BERLIN. Die fraktionslose Bundestagsabgeordnete Erika Steinbach hat Bundeskanzlerin Angela Merkel (CDU) in der Abstimmung zur Homo-Ehe scharf kritisiert. In der Debatte im Bundestag am Freitag über die sogenannte „Ehe für alle“ nannte sie die Art und Weise, wie das Gesetz nun verhandelt werde, eine „Sturzgeburt“. Sie könne den Ärger von Unions-Fraktionschef Volker Kauder (CDU) über die SPD durchaus verstehen, sagte die ehemalige Unionsabgeordnete. Er ziele mit seiner Kritik jedoch auf die Falschen, so Steinbach.
Es sei die Kanzlerin gewesen, die „mit ihrer wohlkalkulierten Einlassung, daß dies eine Frage des Gewissens sei, die Tür für die überstürzte Entscheidung geöffnet hat“, kritisierte die Fraktionslose in ihrer letzten Rede im Bundestag. Merkel habe sich damit quasi selbst zur Fraktionsvorsitzenden der Union ernannt und sich über das Grundsatzprogramm der CDU hinweggesetzt; das zeige, daß „Beschlüsse der CDU offenkundig nicht das Papier wert sind, auf dem sie stehen.“ Der Vorgang sei „an Peinlichkeit nicht zu überbieten“.
„Änderung der Verfassung ohne Verfassungsänderung“
Steinbach schloß ihre Rede, für die sie von keinem Abgeordneten Beifall bekam, mit der Hoffnung, der nächste Bundestag werde seine Kontrollfunktion gegenüber der Regierung besser wahrnehmen als der aktuelle. „Wir haben keine Kanzlerdemokratie, sondern eine Parlamentsdemokratie“, betonte die Politikerin.
Eher unüblicherweise meldete sich nach Steinbachs Rede Bundestagspräsident Norbert Lammert (CDU) zu Wort mit dem Hinweis, was ein Abgeordneter sage und worüber debattiert werde, entscheide keine Partei, sondern der Bundestag und jedes einzelne Mitglied. Das Grundgesetz stütze die Gewissensentscheidung. Als Steinbach etwas entgegnen wollte, beschied er, sie habe nicht mehr das Wort.

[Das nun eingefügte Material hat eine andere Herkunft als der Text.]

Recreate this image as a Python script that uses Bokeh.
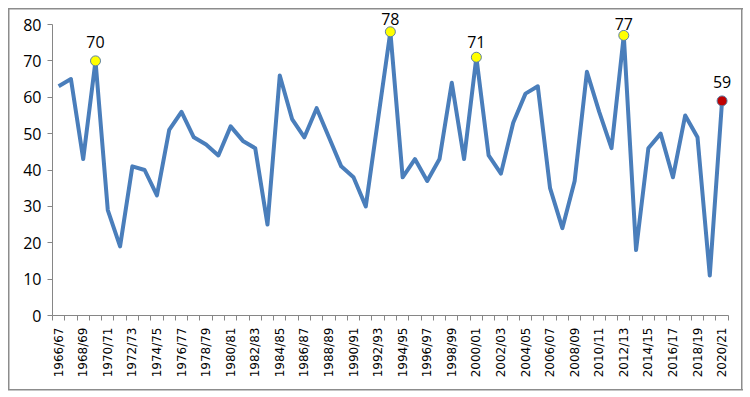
import math
from bokeh.plotting import figure
from bokeh.models import Range1d, FixedTicker, ColumnDataSource, LabelSet
from bokeh.core.properties import value
from bokeh.embed import file_html
from bokeh.resources import INLINE

seasons = [
    "1966/67", "1967/68", "1968/69", "1969/70", "1970/71", "1971/72", "1972/73",
    "1973/74", "1974/75", "1975/76", "1976/77", "1977/78", "1978/79", "1979/80",
    "1980/81", "1981/82", "1982/83", "1983/84", "1984/85", "1985/86", "1986/87",
    "1987/88", "1988/89", "1989/90", "1990/91", "1991/92", "1992/93", "1993/94",
    "1994/95", "1995/96", "1996/97", "1997/98", "1998/99", "1999/00", "2000/01",
    "2001/02", "2002/03", "2003/04", "2004/05", "2005/06", "2006/07", "2007/08",
    "2008/09", "2009/10", "2010/11", "2011/12", "2012/13", "2013/14", "2014/15",
    "2015/16", "2016/17", "2017/18", "2018/19", "2019/20", "2020/21",
]
values = [
    63, 65, 43, 70, 29, 19, 41, 40, 33, 51, 56, 49, 47, 44, 52, 48, 46, 25,
    66, 54, 49, 57, 49, 41, 38, 30, 54, 78, 38, 43, 37, 43, 64, 43, 71, 44,
    39, 53, 61, 63, 35, 24, 37, 67, 56, 46, 77, 18, 46, 50, 38, 55, 49, 11, 59,
]
highlight_seasons = ["1969/70", "1993/94", "2000/01", "2012/13", "2020/21"]
highlight_colors = ["#FFFF00", "#FFFF00", "#FFFF00", "#FFFF00", "#C00000"]
# style: vertical offset (px) of each data label above its marker
label_offsets = [13, 7, 9, 5, 13]

n = len(seasons)
idx = list(range(n))
hx = [seasons.index(s) for s in highlight_seasons]
hy = [values[i] for i in hx]
src = ColumnDataSource(dict(x=hx, y=hy, c=highlight_colors,
                            t=[str(v) for v in hy], off=label_offsets))

p = figure(width=750, height=397, output_backend="svg", toolbar_location=None,
           x_range=Range1d(-0.5, n - 0.5 + 1.0), y_range=Range1d(0, 86.6),
           min_border_left=52, min_border_right=10, min_border_top=0,
           min_border_bottom=82)
g = "linear-gradient(#8c8c8c,#8c8c8c)"
p.styles = {
    "background-color": "white",
    "background-image": ", ".join([g] * 4),
    "background-position": "8px 8px, 8px 389px, 8px 8px, 741px 8px",
    "background-size": "735px 1.5px, 735px 1.5px, 1.5px 382px, 1.5px 382px",
    "background-repeat": "no-repeat",
}
p.outline_line_color = None
p.grid.visible = False
p.background_fill_alpha = 0
p.border_fill_alpha = 0

p.line(idx, values, line_color="#4A7EBB", line_width=4, line_join="round")
p.scatter("x", "y", source=src, size=10, fill_color="c", line_color="#5B7FA6",
          line_width=1)
labels = LabelSet(x="x", y="y", text="t", source=src, text_align="center",
                  text_baseline="alphabetic", y_offset="off",
                  text_font=value("Open Sans"),
                  text_font_size=value("16px"), text_color=value("black"))
p.add_layout(labels)

xa = p.xaxis[0]
xa.bounds = (-0.5, n - 0.5)
xa.ticker = FixedTicker(ticks=idx[::2],
                        minor_ticks=[i - 0.5 for i in range(n + 1)])
xa.major_label_overrides = {i: seasons[i] for i in idx}
xa.major_label_orientation = math.pi / 2
xa.major_tick_line_color = None
xa.minor_tick_in = 0
xa.minor_tick_out = 5
xa.minor_tick_line_color = "#868686"
xa.axis_line_color = "#868686"
xa.major_label_text_font = "DejaVu Sans"
xa.major_label_text_font_size = "12px"
xa.major_label_text_color = "black"
xa.major_label_standoff = 6

ya = p.yaxis[0]
ya.ticker = FixedTicker(ticks=list(range(0, 81, 10)))
ya.bounds = (0, 80)
ya.major_tick_in = 0
ya.major_tick_out = 5
ya.minor_tick_line_color = None
ya.major_tick_line_color = "#868686"
ya.axis_line_color = "#868686"
ya.major_label_text_font = "Open Sans"
ya.major_label_text_font_size = "16px"
ya.major_label_text_color = "black"
ya.major_label_standoff = 6

open("out.html", "w").write(file_html(p, INLINE))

Unterdessen bezeichnete der CDU-Bundestagsabgeordnete Wolfgang Bosbach das Vorgehen der SPD als „glasklaren Bruch des Koalitionsvertrags“. Die Sozialdemokraten hätten jedoch gewußt, daß von Seiten der Union aus diesem Verhalten keine Konsequenzen mehr gezogen würden, sagte er nach der Abstimmung vor Journalisten im Bundestag. „Dies war heute eine Änderung der Verfassung ohne Verfassungsänderung“ kritisierte Bosbach die Entscheidung für die Ehe für alle.
AfD will eigetragene Lebenspartnerschaft erhalten
Der aus dem Bundestag scheidende konservative Politiker gab zu Bedenken, wie sich diese Abstimmung längerfristig für die CDU auswirken werde. Stammwähler und Basis fragten sich zunehmend, wofür die Partei stehe, wenn ihr der Zeitgeist von vorn ins Gesicht wehe. „Daß es der Union im Wahlkampf schadet, glaube ich nicht“, so Bosbach, „auch wenn jetzt kurzfristig die Grünen etwas profitieren werden.“
Kritik an dem Vorgehen kam auch von der AfD. Deren Spitzenkandidatin für die Bundestagswahl, Alice Weidel, sagte der JUNGEN FREIHEIT: „Die heutige Abstimmung hat gezeigt, daß den Bundestagsabgeordneten unsere Verfassung egal ist.“ Dies wäre mit der AfD nicht zu machen gewesen. „Die Ehe ist als Institut verfassungsrechtlich geschützt. Dies möchten wir als Grundgesetzpartei bewahren und die eingetragene Lebenspartnerschaft erhalten“, erläuterte Weidel.